- Stated goal: Print the lines that start the entries and continue through the one holding "const serif = 'Liberation", please, exactly and with the pictures omitted.

- Information shown:

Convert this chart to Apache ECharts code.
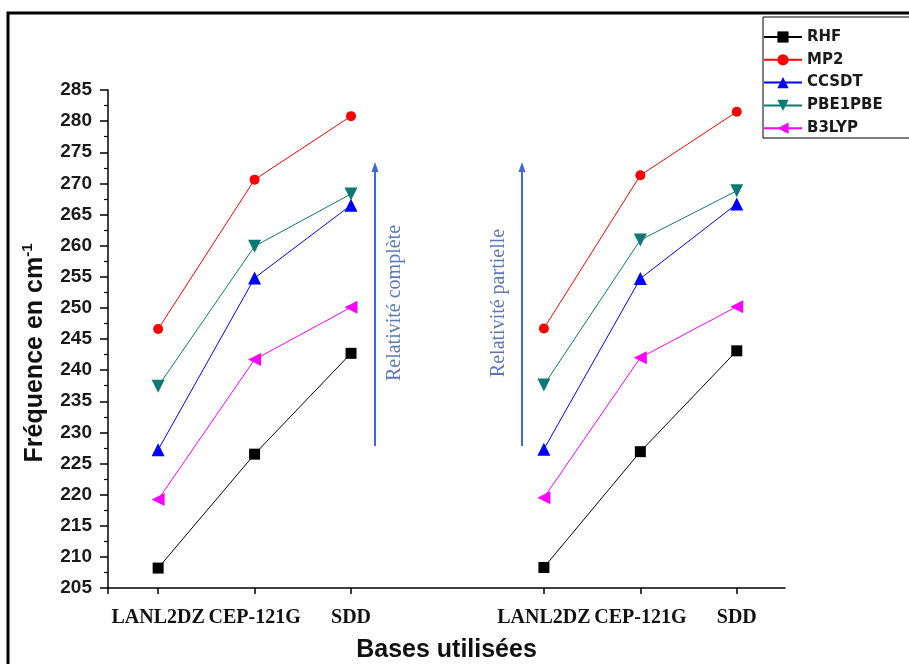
<!DOCTYPE html>
<html>
<head>
<meta charset="utf-8">
<script src="https://cdn.jsdelivr.net/npm/echarts@6/dist/echarts.min.js"></script>
<style>
  html, body { margin: 0; padding: 0; background: #fff; }
  #chart { width: 909px; height: 664px; }
</style>
</head>
<body>
<div id="chart"></div>
<script>
// Basis sets along the x axis: two groups (full / partial relativity), slot 3 left empty
const basisLabels = ['LANL2DZ', 'CEP-121G', 'SDD', 'LANL2DZ', 'CEP-121G', 'SDD'];
const basisSlots = [0, 1, 2, 4, 5, 6];

// Frequencies (cm-1) per method, in the order of basisLabels
const rhf     = [208.2, 226.5, 242.7, 208.3, 226.9, 243.1];
const mp2     = [246.6, 270.6, 280.8, 246.7, 271.3, 281.5];
const ccsdt   = [227.2, 254.8, 266.5, 227.3, 254.7, 266.7];
const pbe1pbe = [237.4, 259.9, 268.3, 237.6, 260.9, 268.8];
const b3lyp   = [219.2, 241.7, 250.1, 219.5, 242.0, 250.2];

const yTicks = [205, 210, 215, 220, 225, 230, 235, 240, 245, 250, 255, 260, 265, 270, 275, 280, 285];

// Build [x, y] pairs with a break between the two groups
function toPoints(values) {
  const pts = [];
  values.forEach((v, i) => {
    if (i === 3) pts.push([3, '-']);
    pts.push([basisSlots[i], v]);
  });
  return pts;
}

const methods = [
  { name: 'RHF',     values: rhf,     color: '#000000', symbol: 'rect',     size: 11, rotate: 0 },
  { name: 'MP2',     values: mp2,     color: '#ff0000', symbol: 'circle',   size: 10, rotate: 0 },
  { name: 'CCSDT',   values: ccsdt,   color: '#0000ff', symbol: 'triangle', size: 13, rotate: 0 },
  { name: 'PBE1PBE', values: pbe1pbe, color: '#0c7a72', symbol: 'triangle', size: 13, rotate: 180 },
  { name: 'B3LYP',   values: b3lyp,   color: '#ff00ff', symbol: 'triangle', size: 13, rotate: 90 }
];

const chart = echarts.init(document.getElementById('chart'), null, { renderer: 'canvas' });

const xMin = -0.52, xMax = 6.5;
const sans = 'Liberation Sans, Arial, sans-serif';
const serif = 'Liberation Serif, Times New Roman, serif';

chart.setOption({
  backgroundColor: '#ffffff',
  animation: false,
  grid: { left: 108, right: 124, top: 90, bottom: 76, containLabel: false, outerBoundsMode: 'none' },
  legend: {
    orient: 'vertical',
    left: 763,
    top: 29.5,
    padding: 0,
    itemWidth: 38,
    itemHeight: 14,
    itemGap: 7.8,
    data: methods.map(m => m.name),
    textStyle: { fontFamily: 'DejaVu Sans, sans-serif', fontWeight: 'bold', fontSize: 15, lineHeight: 14, color: '#1a1a1a' }
  },
  xAxis: {
    type: 'value',
    min: xMin,
    max: xMax,
    splitLine: { show: false },
    axisLine: { show: true, onZero: false, lineStyle: { color: '#000', width: 1.5 } },
    axisTick: { show: true, length: 6, inside: false, lineStyle: { color: '#000', width: 1.5 }, customValues: [xMin].concat(basisSlots) },
    axisLabel: {
      customValues: basisSlots,
      margin: 20,
      fontFamily: serif,
      fontWeight: 'bold',
      fontSize: 20,
      color: '#111',
      formatter: function (v) {
        const i = basisSlots.indexOf(Math.round(v));
        return i >= 0 ? basisLabels[i] : '';
      }
    },
    name: 'Bases utilisées',
    nameLocation: 'middle',
    nameGap: 50,
    nameTextStyle: { fontFamily: sans, fontWeight: 'bold', fontSize: 25, color: '#111' }
  },
  yAxis: {
    type: 'value',
    min: 205,
    max: 285,
    interval: 5,
    splitLine: { show: false },
    axisLine: { show: true, onZero: false, lineStyle: { color: '#000', width: 1.5 } },
    axisTick: { show: true, length: 8, lineStyle: { color: '#000', width: 1.5 } },
    minorTick: { show: true, splitNumber: 2, length: 4, lineStyle: { color: '#000', width: 1.2 } },
    axisLabel: {
      margin: 16,
      fontFamily: sans,
      fontWeight: 'bold',
      fontSize: 19,
      color: '#1a1a1a',
      formatter: function (v) { return yTicks.indexOf(v) >= 0 ? String(v) : ''; }
    },
    name: '{a|Fréquence en cm}{b|-1}',
    nameLocation: 'middle',
    nameGap: 58,
    nameTextStyle: {
      padding: [0, 28, 0, 0],
      rich: {
        a: { fontFamily: sans, fontWeight: 'bold', fontSize: 25, color: '#111', lineHeight: 30 },
        b: { fontFamily: sans, fontWeight: 'bold', fontSize: 15, color: '#111', verticalAlign: 'top', lineHeight: 30, padding: [0, 0, 11, 0] }
      }
    }
  },
  series: methods.map(m => ({
    name: m.name,
    type: 'line',
    data: toPoints(m.values),
    connectNulls: false,
    symbol: m.symbol,
    symbolSize: m.size,
    symbolRotate: m.rotate,
    showAllSymbol: true,
    lineStyle: { color: m.color, width: 1 },
    itemStyle: { color: m.color },
    emphasis: { disabled: true }
  })),
  graphic: [
    // outer frame
    { type: 'rect', silent: true, z: 0, shape: { x: 8, y: 13, width: 1000, height: 700 },
      style: { fill: 'none', stroke: '#000', lineWidth: 3 } },
    // legend box
    { type: 'rect', silent: true, z: 0, shape: { x: 763, y: 17, width: 200, height: 121 },
      style: { fill: '#fff', stroke: '#000', lineWidth: 1 } },
    // arrow: full relativity
    { type: 'line', silent: true, shape: { x1: 375, y1: 446, x2: 375, y2: 166 },
      style: { stroke: '#4266e0', lineWidth: 2 } },
    { type: 'polygon', silent: true, shape: { points: [[375, 162], [371.5, 172], [378.5, 172]] },
      style: { fill: '#4266e0' } },
    { type: 'text', silent: true, x: 395, y: 303, rotation: Math.PI / 2,
      style: { text: 'Relativité complète', fontFamily: serif, fontSize: 20,
               fill: '#5b78b5', align: 'center', verticalAlign: 'middle' } },
    // arrow: partial relativity
    { type: 'line', silent: true, shape: { x1: 522, y1: 446, x2: 522, y2: 166 },
      style: { stroke: '#4266e0', lineWidth: 2 } },
    { type: 'polygon', silent: true, shape: { points: [[522, 162], [518.5, 172], [525.5, 172]] },
      style: { fill: '#4266e0' } },
    { type: 'text', silent: true, x: 499, y: 303, rotation: Math.PI / 2,
      style: { text: 'Relativité partielle', fontFamily: serif, fontSize: 20,
               fill: '#5b78b5', align: 'center', verticalAlign: 'middle' } }
  ]
});
</script>
</body>
</html>
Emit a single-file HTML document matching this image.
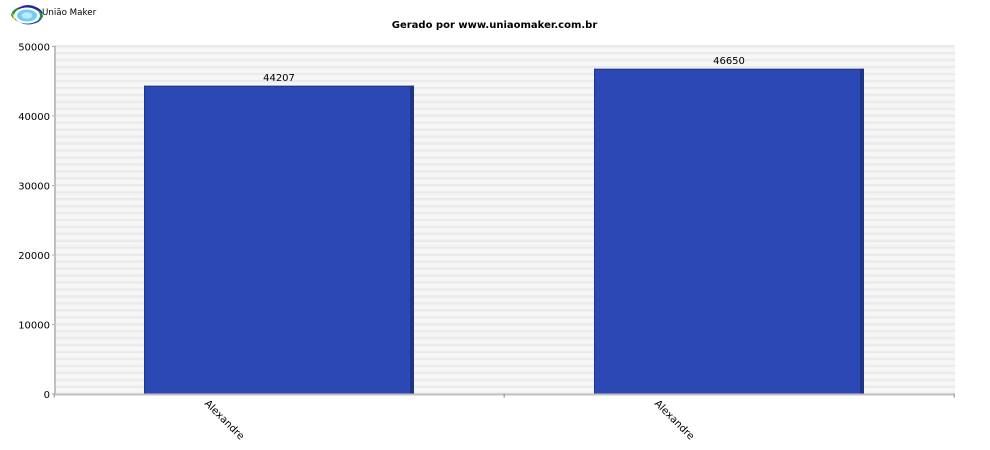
<!DOCTYPE html>
<html>
<head>
<meta charset="utf-8">
<style>
html,body{margin:0;padding:0;background:#fff;width:990px;height:450px;overflow:hidden}
svg{display:block}
text{font-family:"DejaVu Sans",sans-serif;fill:#000}
</style>
</head>
<body>
<svg id="chart" width="990" height="450" viewBox="0 0 990 450" xmlns="http://www.w3.org/2000/svg">
<rect x="0" y="0" width="990" height="450" fill="#ffffff"/>
<g>
<path d="M11 15 Q13 8 21 7 L17 15 Q19 20 25 23 Q14 22 11 15Z" fill="#1f8f3a"/>
<path d="M12 13 L14 20 L17 17Z" fill="#e6e020"/>
<path d="M18 8 Q28 2 38 8 Q42 10 43 14 L38 11 Q28 6 19 10Z" fill="#22279a"/>
<path d="M17 20 Q27 26 37 21 L41 17 L43 15 Q42 22 33 24 Q23 26 17 20Z" fill="#1d5fa8"/>
<path d="M38 10 Q43 13 43 17 L39 20Z" fill="#1f8f3a"/>
<ellipse cx="27" cy="15.5" rx="13" ry="8" fill="#ffffff"/>
<ellipse cx="27" cy="15.5" rx="10" ry="6" fill="#6fcdf3"/>
<ellipse cx="27" cy="15.5" rx="5.5" ry="3.2" fill="#bdeafb"/>
</g>
<text x="42" y="15" font-size="8.7">União Maker</text>
<text x="494.5" y="28" font-size="10" font-weight="bold" text-anchor="middle">Gerado por www.uniaomaker.com.br</text>
<g id="plot"></g>
</svg>
<script>
const categories = ['Alexandre', 'Alexandre'];
const seriesValues = [44207, 46650];
const yTickValues = [0, 10000, 20000, 30000, 40000, 50000];
const yMax = 50000;
const stripeStep = 1000;

const NS = 'http://www.w3.org/2000/svg';
const plot = document.getElementById('plot');
const plotLeft = 55, plotRight = 955, plotTop = 46.5, plotBottom = 394;
const yScale = v => plotBottom - (v / yMax) * (plotBottom - plotTop);
const catWidth = (plotRight - plotLeft) / categories.length;
const xBand = i => plotLeft + i * catWidth;

function mk(tag, attrs, text) {
  const e = document.createElementNS(NS, tag);
  for (const k in attrs) e.setAttribute(k, attrs[k]);
  if (text !== undefined) e.textContent = text;
  plot.appendChild(e);
  return e;
}

const bg = mk('rect', {x: plotLeft, y: plotTop - 1.5, width: plotRight - plotLeft, height: plotBottom - plotTop + 1.5, fill: '#f6f6f6'});



for (let v = 0; v <= yMax; v += stripeStep) {
  const s = mk('rect', {x: plotLeft, y: yScale(v) - 1.5, width: plotRight - plotLeft, height: 2.5, fill: '#ebebeb'});
  
  
}

seriesValues.forEach((val, i) => {
  const left = xBand(i) + 89;
  const w = catWidth * 0.6;
  const top = yScale(val) - 1;
  const bar = mk('rect', {x: left, y: top, width: w, height: plotBottom - top, fill: '#2c48b4'});
  
  
  const side = mk('rect', {x: left + w - 4, y: top, width: 4, height: plotBottom - top, fill: '#1f3585'});
  
  
  const topEdge = mk('rect', {x: left, y: top, width: w, height: 1, fill: '#1f3585'});
  
  
  const leftEdge = mk('rect', {x: left, y: top, width: 1, height: plotBottom - top, fill: '#1f3585'});
  
  
  const lab = mk('text', {x: left + w / 2, y: top - 5, 'font-size': 10, 'text-anchor': 'middle'}, String(val));
  
  
  const cx = left + 60;
  const cat = mk('text', {x: cx, y: 404, 'font-size': 10.2, transform: 'rotate(45 ' + cx + ' 404)'}, categories[i]);
  
  
});

const yAxis = mk('rect', {x: 54, y: plotTop - 1, width: 2, height: plotBottom - plotTop + 2, fill: '#c0c0c0'});


const xAxis = mk('rect', {x: 54, y: plotBottom - 0.5, width: plotRight - 54, height: 2, fill: '#c0c0c0'});



yTickValues.forEach(v => {
  const y = yScale(v);
  const t = mk('rect', {x: 52, y: y - 0.5, width: 2, height: 1, fill: '#a8a8a8'});
  
  
  const l = mk('text', {x: 50, y: y + 4, 'font-size': 10, 'text-anchor': 'end'}, String(v));
  
  
});

for (let i = 0; i <= categories.length; i++) {
  const t = mk('rect', {x: xBand(i) - 1.5, y: plotBottom - 0.5, width: 1.5, height: 4, fill: '#a8a8a8'});
  
  
}
</script>
</body>
</html>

- Expected output:
Convert this chart to Apache ECharts code.
<!DOCTYPE html>
<html>
<head>
<meta charset="utf-8">
<script src="https://cdn.jsdelivr.net/npm/echarts@6/dist/echarts.min.js"></script>
<style>
  html, body { margin: 0; padding: 0; background: #fff; }
  #chart { width: 909px; height: 664px; }
</style>
</head>
<body>
<div id="chart"></div>
<script>
// Basis sets along the x axis: two groups (full / partial relativity), slot 3 left empty
const basisLabels = ['LANL2DZ', 'CEP-121G', 'SDD', 'LANL2DZ', 'CEP-121G', 'SDD'];
const basisSlots = [0, 1, 2, 4, 5, 6];

// Frequencies (cm-1) per method, in the order of basisLabels
const rhf     = [208.2, 226.5, 242.7, 208.3, 226.9, 243.1];
const mp2     = [246.6, 270.6, 280.8, 246.7, 271.3, 281.5];
const ccsdt   = [227.2, 254.8, 266.5, 227.3, 254.7, 266.7];
const pbe1pbe = [237.4, 259.9, 268.3, 237.6, 260.9, 268.8];
const b3lyp   = [219.2, 241.7, 250.1, 219.5, 242.0, 250.2];

const yTicks = [205, 210, 215, 220, 225, 230, 235, 240, 245, 250, 255, 260, 265, 270, 275, 280, 285];

// Build [x, y] pairs with a break between the two groups
function toPoints(values) {
  const pts = [];
  values.forEach((v, i) => {
    if (i === 3) pts.push([3, '-']);
    pts.push([basisSlots[i], v]);
  });
  return pts;
}

const methods = [
  { name: 'RHF',     values: rhf,     color: '#000000', symbol: 'rect',     size: 11, rotate: 0 },
  { name: 'MP2',     values: mp2,     color: '#ff0000', symbol: 'circle',   size: 10, rotate: 0 },
  { name: 'CCSDT',   values: ccsdt,   color: '#0000ff', symbol: 'triangle', size: 13, rotate: 0 },
  { name: 'PBE1PBE', values: pbe1pbe, color: '#0c7a72', symbol: 'triangle', size: 13, rotate: 180 },
  { name: 'B3LYP',   values: b3lyp,   color: '#ff00ff', symbol: 'triangle', size: 13, rotate: 90 }
];

const chart = echarts.init(document.getElementById('chart'), null, { renderer: 'canvas' });

const xMin = -0.52, xMax = 6.5;
const sans = 'Liberation Sans, Arial, sans-serif';
const serif = 'Liberation Serif, Times New Roman, serif';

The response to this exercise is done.